Paul of the Cross, the founder of the Congregation of the Passion, is almost always pictured either holding or standing over a human skull. the intended message being that death and the passion and sacrifice of Our Savior should never be far from our thoughts. When a member of the order dies, instead of mourning, the custom is a celebration by the community to mark the entry of that soul into paradise. I told myself that my lack of a deeper emotional response was a result of my faith and the training (conditioning) that came from six months of living a monastic life.
The truth is less flattering. Before one can feel the pain of loss, they have to believe they've lost something. All my efforts to become empathetic and caring, my nightly examinations of conscience and the earnest prayers I daily sent heavenward had done nothing for my soul. I felt no grief because I felt no love for the people who had given me life ... and then made that life so miserable for so many years.
At 8:00 PM that evening I was again disembarking from the train in Springfield. I don't remember who met me (my grandmother didn't drive) but I was taken directly to the funeral home where Patrick was being waked.
A wake is a semi-structered event. Visitors sign a guest book at the door as they arrive and then walk to the front closest to the casket to offer condolences to the bereaved family. This done, they move to the casket and stand or kneel next to the deceased to offer prayers for his soul. After a few moments of this, they take a seat with the crowd of relatives and friends seated behind the family and renew old acquintances, gossip among themselves or simply gaze at the dead body until they've remained long enough to satisfy the requirements of courtesy at which time they can escape once again to their own lives, having met their duty to the departed.
The air is always thick with the smell of floral tributes sent to the deceased and placed around the casket by the undertaker, as well as by the various perfumes and colognes worn by the mourners who fill the room dressed in their Sunday best.
Georgiana, dressed in black and seated in front, was genuinely devestated by my grandfather's death but still managed to play to the crowd of sympathizers. Each new arrival to greet her caused a fresh paroxysm of loud sobs which would subside as the guest moved to the casket, only to start up again with the next visitor. She would chokingly point out that Patrick looked so natural she couldn't believe he wasn't going to sit up and offer a quip or a joke to the group. I didn't see much point in observing that I thought he looked very dead and totally beyond a humorous monologue. She had never placed a high value on the opinions of others and I suspected this wasn't the best time to expect a change of attitude.
The whole thing seemed phony and hypocritical. If these people and my grandmother in particular, really believed that Patrick was with God in heaven and if they really believed that they would eventually join him in heavenly bliss, what were they mourning? It seemed as if the Passionist philosophy of celebration would be the inevitable consequence of faith but that wasn't what I was seeing or hearing from the good Catholics around me..

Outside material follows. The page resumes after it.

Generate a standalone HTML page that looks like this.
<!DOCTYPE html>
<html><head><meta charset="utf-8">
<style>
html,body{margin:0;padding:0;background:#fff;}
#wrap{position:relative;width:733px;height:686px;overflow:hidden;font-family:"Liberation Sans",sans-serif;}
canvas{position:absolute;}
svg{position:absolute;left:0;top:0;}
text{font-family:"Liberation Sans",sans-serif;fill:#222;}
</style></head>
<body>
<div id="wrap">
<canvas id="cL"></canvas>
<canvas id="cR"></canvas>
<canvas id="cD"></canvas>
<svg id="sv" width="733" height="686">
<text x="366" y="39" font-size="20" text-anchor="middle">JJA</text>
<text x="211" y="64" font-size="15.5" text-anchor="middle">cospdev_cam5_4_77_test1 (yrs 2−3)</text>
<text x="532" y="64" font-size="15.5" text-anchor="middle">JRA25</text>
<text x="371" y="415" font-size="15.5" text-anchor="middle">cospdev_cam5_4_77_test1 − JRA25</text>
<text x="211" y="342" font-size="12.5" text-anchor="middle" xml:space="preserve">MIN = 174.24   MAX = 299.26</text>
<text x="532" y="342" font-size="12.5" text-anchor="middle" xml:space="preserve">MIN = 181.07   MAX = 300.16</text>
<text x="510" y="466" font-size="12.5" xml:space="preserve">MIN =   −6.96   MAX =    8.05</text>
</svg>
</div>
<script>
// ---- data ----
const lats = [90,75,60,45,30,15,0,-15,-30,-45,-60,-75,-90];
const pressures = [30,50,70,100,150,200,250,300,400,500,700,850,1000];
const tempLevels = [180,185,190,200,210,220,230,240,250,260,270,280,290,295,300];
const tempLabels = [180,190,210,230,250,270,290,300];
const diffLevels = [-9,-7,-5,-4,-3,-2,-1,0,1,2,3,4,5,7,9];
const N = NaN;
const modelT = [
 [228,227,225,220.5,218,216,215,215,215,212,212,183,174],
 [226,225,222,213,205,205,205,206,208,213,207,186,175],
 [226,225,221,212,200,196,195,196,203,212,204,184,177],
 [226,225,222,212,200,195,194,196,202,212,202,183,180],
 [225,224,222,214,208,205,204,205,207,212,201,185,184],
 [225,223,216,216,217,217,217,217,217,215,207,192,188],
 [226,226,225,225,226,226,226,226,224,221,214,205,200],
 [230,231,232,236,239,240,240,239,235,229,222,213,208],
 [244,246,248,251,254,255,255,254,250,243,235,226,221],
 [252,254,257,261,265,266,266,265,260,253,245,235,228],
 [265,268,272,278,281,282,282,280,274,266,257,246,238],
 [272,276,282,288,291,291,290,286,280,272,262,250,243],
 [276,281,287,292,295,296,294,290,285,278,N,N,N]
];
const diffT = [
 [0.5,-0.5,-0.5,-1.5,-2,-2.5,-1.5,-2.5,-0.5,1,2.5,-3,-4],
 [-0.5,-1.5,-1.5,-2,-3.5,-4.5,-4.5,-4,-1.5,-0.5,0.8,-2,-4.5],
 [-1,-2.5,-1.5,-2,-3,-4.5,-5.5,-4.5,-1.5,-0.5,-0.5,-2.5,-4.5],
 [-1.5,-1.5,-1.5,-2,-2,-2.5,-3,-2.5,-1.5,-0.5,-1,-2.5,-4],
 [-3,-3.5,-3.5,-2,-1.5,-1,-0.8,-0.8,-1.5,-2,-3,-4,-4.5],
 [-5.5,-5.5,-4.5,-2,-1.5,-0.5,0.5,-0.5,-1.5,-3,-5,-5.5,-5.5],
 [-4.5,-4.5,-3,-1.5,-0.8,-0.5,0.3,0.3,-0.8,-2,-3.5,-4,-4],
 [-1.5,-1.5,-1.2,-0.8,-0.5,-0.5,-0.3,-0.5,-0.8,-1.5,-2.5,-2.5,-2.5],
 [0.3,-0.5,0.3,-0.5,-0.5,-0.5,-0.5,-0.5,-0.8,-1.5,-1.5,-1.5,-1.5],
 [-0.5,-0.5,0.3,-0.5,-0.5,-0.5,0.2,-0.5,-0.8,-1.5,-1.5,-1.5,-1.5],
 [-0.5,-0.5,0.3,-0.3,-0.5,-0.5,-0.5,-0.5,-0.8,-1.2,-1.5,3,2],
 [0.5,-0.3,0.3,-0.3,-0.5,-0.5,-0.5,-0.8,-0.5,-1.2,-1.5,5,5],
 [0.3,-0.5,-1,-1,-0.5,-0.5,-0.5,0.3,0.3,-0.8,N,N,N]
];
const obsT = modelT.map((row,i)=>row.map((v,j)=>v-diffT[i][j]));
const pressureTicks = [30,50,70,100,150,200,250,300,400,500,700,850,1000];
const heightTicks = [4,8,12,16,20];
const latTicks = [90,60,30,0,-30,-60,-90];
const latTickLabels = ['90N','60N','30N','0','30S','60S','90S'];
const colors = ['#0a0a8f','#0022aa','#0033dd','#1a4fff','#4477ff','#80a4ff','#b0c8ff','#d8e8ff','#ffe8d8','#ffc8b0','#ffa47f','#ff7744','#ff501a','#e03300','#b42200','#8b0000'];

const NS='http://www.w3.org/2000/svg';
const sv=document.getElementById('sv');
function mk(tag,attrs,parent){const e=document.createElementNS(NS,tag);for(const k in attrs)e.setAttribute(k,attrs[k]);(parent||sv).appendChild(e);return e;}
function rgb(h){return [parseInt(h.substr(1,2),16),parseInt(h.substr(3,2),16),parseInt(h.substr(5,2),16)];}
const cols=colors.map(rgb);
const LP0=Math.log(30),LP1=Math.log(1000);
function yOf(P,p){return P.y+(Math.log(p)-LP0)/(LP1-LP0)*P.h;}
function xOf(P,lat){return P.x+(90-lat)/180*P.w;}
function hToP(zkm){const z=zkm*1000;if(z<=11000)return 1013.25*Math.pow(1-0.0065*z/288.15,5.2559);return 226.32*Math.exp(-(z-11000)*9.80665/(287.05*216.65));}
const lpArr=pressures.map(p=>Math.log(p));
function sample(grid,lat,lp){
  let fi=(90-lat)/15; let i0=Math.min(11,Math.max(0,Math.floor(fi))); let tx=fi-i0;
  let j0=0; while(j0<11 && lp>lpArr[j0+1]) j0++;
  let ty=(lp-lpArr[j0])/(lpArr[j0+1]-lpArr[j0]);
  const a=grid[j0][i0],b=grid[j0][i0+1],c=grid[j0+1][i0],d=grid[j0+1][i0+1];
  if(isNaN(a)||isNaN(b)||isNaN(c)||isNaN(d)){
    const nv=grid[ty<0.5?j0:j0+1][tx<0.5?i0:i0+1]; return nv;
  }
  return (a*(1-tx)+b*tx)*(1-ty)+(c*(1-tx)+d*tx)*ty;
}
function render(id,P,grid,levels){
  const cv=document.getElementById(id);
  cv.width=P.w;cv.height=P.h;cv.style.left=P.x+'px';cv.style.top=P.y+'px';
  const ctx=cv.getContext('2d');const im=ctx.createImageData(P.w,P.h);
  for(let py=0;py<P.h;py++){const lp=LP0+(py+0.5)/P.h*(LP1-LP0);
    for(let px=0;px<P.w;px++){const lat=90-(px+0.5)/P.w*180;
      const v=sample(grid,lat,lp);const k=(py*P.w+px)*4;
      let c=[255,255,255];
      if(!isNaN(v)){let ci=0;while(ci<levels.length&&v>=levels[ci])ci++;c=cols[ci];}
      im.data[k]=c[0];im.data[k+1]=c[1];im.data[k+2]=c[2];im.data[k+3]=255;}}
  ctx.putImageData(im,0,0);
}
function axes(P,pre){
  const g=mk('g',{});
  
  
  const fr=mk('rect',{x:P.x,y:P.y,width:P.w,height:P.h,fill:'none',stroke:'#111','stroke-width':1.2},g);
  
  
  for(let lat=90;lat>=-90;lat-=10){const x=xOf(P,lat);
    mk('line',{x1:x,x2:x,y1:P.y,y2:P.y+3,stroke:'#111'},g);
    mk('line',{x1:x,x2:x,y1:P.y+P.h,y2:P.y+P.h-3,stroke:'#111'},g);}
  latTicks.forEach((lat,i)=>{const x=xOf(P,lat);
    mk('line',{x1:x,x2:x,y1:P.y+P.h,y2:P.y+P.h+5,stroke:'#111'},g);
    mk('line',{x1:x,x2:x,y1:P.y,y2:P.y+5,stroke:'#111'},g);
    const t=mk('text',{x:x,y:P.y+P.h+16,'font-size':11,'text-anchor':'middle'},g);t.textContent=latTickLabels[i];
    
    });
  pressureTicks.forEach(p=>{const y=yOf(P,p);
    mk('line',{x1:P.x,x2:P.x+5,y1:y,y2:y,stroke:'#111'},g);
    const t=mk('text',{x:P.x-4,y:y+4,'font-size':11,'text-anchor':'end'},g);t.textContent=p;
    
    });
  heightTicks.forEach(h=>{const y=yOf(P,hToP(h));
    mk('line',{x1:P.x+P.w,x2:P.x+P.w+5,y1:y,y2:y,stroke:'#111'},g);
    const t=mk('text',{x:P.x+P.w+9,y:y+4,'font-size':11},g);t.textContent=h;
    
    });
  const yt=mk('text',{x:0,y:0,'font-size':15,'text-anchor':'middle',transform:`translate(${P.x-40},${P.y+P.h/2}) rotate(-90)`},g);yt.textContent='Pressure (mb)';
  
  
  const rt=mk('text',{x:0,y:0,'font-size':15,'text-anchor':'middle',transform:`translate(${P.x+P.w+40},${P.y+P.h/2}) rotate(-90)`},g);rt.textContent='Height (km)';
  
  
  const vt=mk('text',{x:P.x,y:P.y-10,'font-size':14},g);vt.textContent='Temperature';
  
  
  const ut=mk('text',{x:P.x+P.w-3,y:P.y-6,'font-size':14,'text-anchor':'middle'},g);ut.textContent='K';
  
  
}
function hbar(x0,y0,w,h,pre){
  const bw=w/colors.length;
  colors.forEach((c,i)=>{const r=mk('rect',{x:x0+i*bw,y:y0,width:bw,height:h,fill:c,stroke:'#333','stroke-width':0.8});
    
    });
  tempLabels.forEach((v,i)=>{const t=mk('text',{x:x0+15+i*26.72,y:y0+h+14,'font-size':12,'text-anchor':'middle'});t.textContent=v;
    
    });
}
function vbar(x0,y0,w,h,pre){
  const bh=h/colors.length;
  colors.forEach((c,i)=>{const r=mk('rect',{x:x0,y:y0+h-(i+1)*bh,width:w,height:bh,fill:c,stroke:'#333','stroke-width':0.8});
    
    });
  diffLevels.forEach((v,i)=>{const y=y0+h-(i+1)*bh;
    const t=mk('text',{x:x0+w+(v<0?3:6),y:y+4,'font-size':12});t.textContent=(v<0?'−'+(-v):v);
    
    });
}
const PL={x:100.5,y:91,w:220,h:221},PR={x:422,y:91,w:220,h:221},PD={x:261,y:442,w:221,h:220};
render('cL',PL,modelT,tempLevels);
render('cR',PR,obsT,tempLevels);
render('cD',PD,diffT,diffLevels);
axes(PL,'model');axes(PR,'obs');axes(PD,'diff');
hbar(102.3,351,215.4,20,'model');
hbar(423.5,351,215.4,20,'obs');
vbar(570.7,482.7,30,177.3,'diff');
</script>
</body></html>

One more inconsistency joined the litany of doubts that plagued my soul.
On a Monday, three days after the funeral, I returned to school to complete my first year as a seminarian. I wasn't yet ready to share any of my misgivings and troubling doubts with my confessor or a counselor but I was beginning to question both my vocation and my faith. The values and beliefs that I had been exposed to all my life were too powerful to to be abandoned simply on the basis what I saw as my imperfect attempts at rationality and logic. It would take an emotional catalyst to bring me from a state of doubt to to one of outright rejection. That catalyst turned out to be something as simple and innocent as a tennis tournament.

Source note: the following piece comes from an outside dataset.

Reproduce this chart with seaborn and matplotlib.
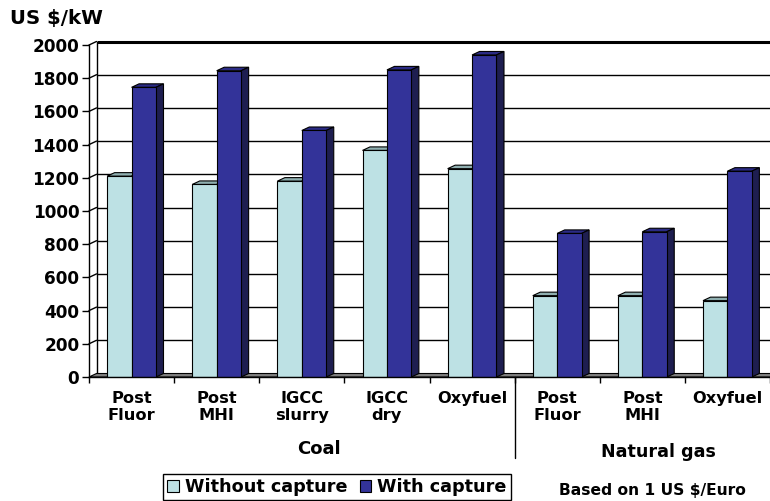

The student/faculty tennis tournement was an annual event that took place each May just before final exams. Everyone took part so my complete lack of ability on the court wasn't an obstacle. To everyone's surprise, including mine, I squeaked through the first round, defeating our 70 plus year old religion teacher who may have been the only player on either team with less athletic ability than mine. In fairness, I think his crutches may have slowed him down.
With him eliminated, my next opponent was Father Brendan, the Director of Students and several days later he and I faced each other across the court.
It wasn't a contest. I was soundly trounced and eliminated from the competition. Father Brendan was a natural athlete and I would have lost even if I hadn't been distracted.
It's one thing to know about a religious ritual; quite another to see first hand its effects. In shorts and tennis shoes, Father Brendan was broad-shouldered and muscular. It was the first time I had seen a shirtless member of the Congregation of the Passion. It was also the first time I had seen the marks on father Brendan's back from the self-flagellation that he, and every member of the order, performed each Wednesday evening to atone for his faults and shortcomings.
The next day, during the time reserved for study hall, I went to the office of the vice director, Father Edgar, and knocked on the door. When I heard his "Ave" which was permission to enter, I went in and stood in front of his desk.
"I think I have a problem," I said.
The floodgates opened. I told him about my doubts. There was a lump in my throat and I struggled to keep my voice steady as I told him I didn't think I belonged at Holy Cross. I said I loved the school and everyone in it ... but I no longer believed in God or the church.
Father Edgar was gentle and understanding. He spoke about the Dark Days of the Soul. He told me that what I was feeling was natural and that it would pass. He asked me about my life before Holy Cross and I answered almost truthfully, giving him a sanitized version of my life until then. Finally, he told me to pray about it and ask for guidence and then to make a list giving all the reasons I felt I should leave the seminary and all the reasons I could think of to remain.
I never made the list.
I tried. There were all kinds of reasons I wanted to remain and continue my studies. I was happier and more at peace with myself than I had ever been in my life. I felt genuine affection bordering on love for my classmates and the clergy who were my teachers and superiors.
And none of that mattered because I no longer believed in the religion, or even God. If I remained in the seminary, it would be hypocracy of the worst sort. It would be a sin and a betrayal, not against God but against myself and the same classmates and clergy I respected and cared about.
In June I graduated with the rest of my class and left Dunkirk for the last time. Although I didn't know it yet, my life as a seminarian was over and so was my time as a passive victim of other people's believes and philosophies. I had learned how to think critically and that lesson would change my life forever.